I discovered some strange behavior when O_DIRECT option was on.
Can anyone explain me this?
SET min_bytes_to_use_direct_io=1, merge_tree_uniform_read_distribution=0;
CREATE TABLE owner_inn_partition (
sign FixedString(27),
sign__hash UInt64 DEFAULT cityHash64(sign),
owner_id String,
owner_id__hash UInt64 DEFAULT cityHash64(owner_id),
owner_inn__for_partition String
) ENGINE = MergeTree()
PARTITION BY owner_inn__for_partition
ORDER BY (owner_id__hash, sign__hash, sign)
SETTINGS index_granularity = 8192;
Query
SELECT
sign
FROM `owner_inn_partition`
WHERE (owner_id IN ('00000000110823', '00000000110821', '00000000110822')
AND owner_inn__for_partition IN ('5908') )
GROUP BY `sign`
LIMIT 0, 50
50 rows in set. Elapsed: 0.282 sec. Processed 38.30 million rows, 1.43 GB (135.59 million rows/s., 5.06 GB/s.)
reads more rows (and it is obvious), but is carried out faster than this query
SELECT
sign
FROM `owner_inn_partition`
WHERE (owner_id__hash IN (cityHash64('00000000110823'), cityHash64('00000000110821'), cityHash64('00000000110822'))
AND owner_inn__for_partition IN ('5908') )
GROUP BY `sign`
LIMIT 0, 50
50 rows in set. Elapsed: 0.565 sec.
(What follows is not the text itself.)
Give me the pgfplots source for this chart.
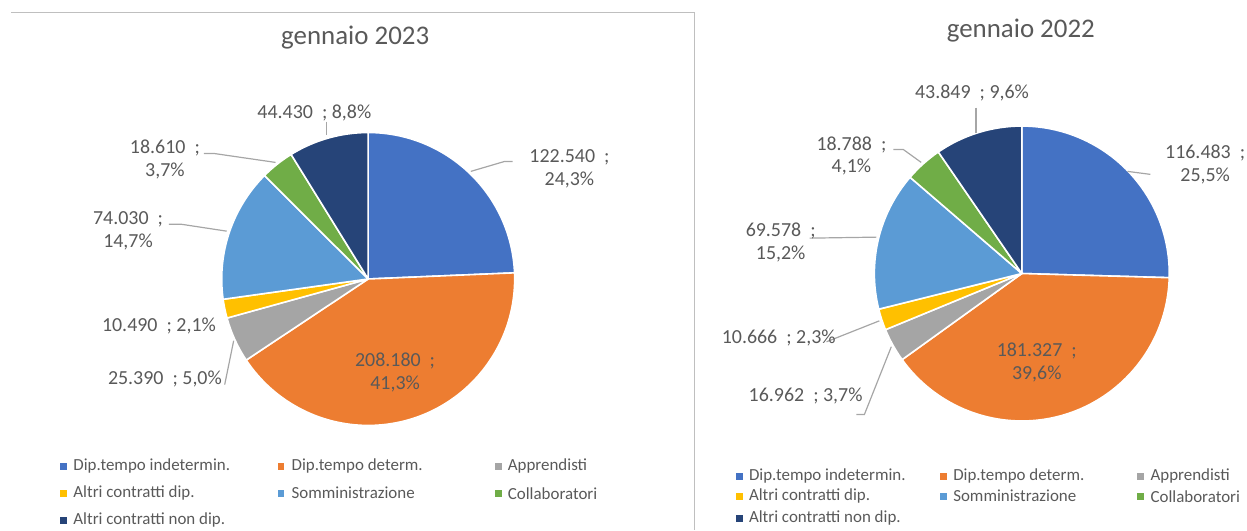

Processed 1.95 million rows, 95.47 MB (3.45 million rows/s., 169.02 MB/s.)
Of course, query wity cityHash is carried out faster than query with fullscan if O_DIRECT option is off.
Most probably the reason is explained by the difference:
simple and fast linear disk read + simple & 'brute force' vector processing
vs
slow disk seeks + bit more complicated processing (leading to worse cpu & cache usage) + extra data processed on the borders of the blocks
Most probably the reason is explained by the difference:
simple and fast linear disk read + simple & 'brute force' vector processing
vs
slow disk seeks + bit more complicated processing (leading to worse cpu & cache usage) + extra data processed on the borders of the blocks
小ould you please give advice?
Which variant is more preferable in terms of query execution speed?
@filimonov
Most probably the reason
No, this is not the reason.
We have inefficiencies in index analysis.
If we don't count the time spent on index analysis, index query should not be slower than full scan in ClickHouse.
Inefficiencies in index analysis stage were resolved by @CurtizJ in recent pull requests.
But I cannot confirm that your use case was resolved because there is no steps to reproduce provided.